Christ the Foundation
Let us conclude our meditation on Psalm 122 with some food for thought from the Fathers of the Church, for whom ancient Jerusalem was the sign of another Jerusalem, which “was built as a city, walled ‘round about.”
This city, as St. Gregory the Great reminds us in his Homilies on Ezekiel, “has already been largely built on the traditions of the saints. In a building, one stone supports another, because one stone has been placed on another, and the one that supports another is, in turn, supported by yet another. In this very same way, each person lends supports and is supported within the holy Church.
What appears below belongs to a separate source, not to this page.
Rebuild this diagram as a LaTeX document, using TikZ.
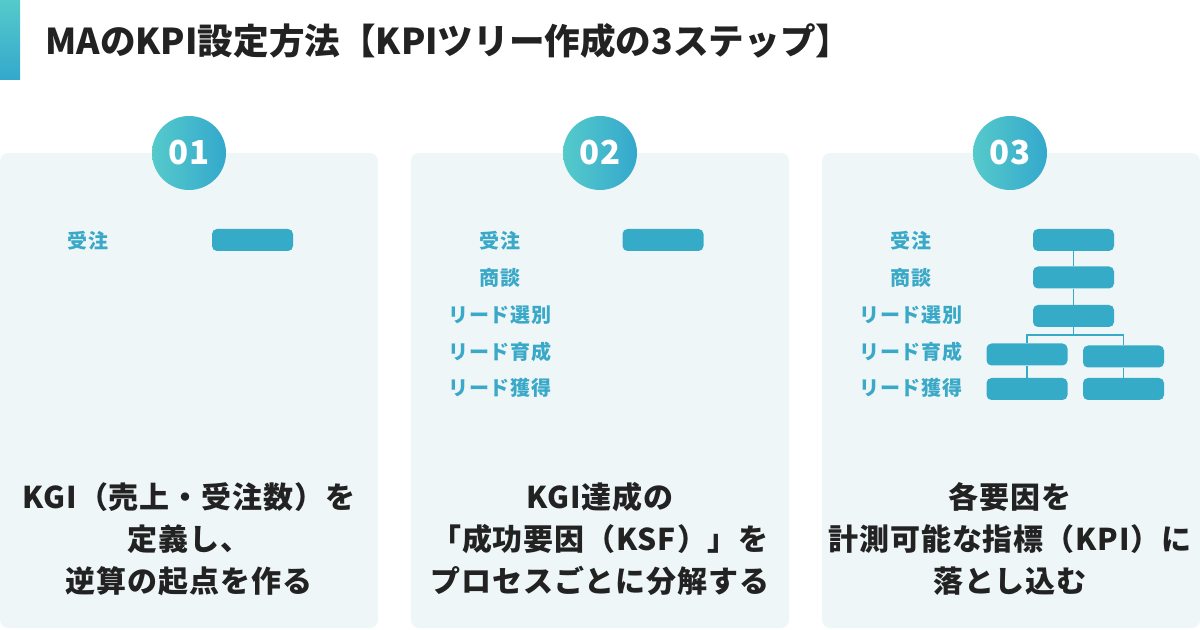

Those who are closest to each other mutually support one another, and in this way, through them, the building of charity is erected. This is the reason why Paul admonishes us, saying: ‘Bear one another's burdens, and so you will fulfill the law of Christ’ (Galatians 6:2). Emphasizing the force of this law, he says: ‘Love is the fulfillment of the law’ (Romans 13:10). If I, in fact, do not make an effort to accept you as you are, and you do not make an effort to accept me as I am, the building of charity cannot rise between us, who are also bound by mutual and patient love.” To complete the image, it must not be forgotten that “there is one foundation that supports the entire weight of the construction, and it is our Redeemer, who alone tolerates in their entirety all our habits. Of him the apostle says: ‘For no one can lay a foundation other than the one that is there, namely, Jesus Christ’ (1 Corinthians 3:11). The foundation bears the stones and is not borne by the stones; that is to say, our Redeemer bears the weight of all our faults, but in him there was no fault to tolerate” (2,1,5: Opere di Gregorio Magno, III/2, Rome, 1993, pp. 27,29).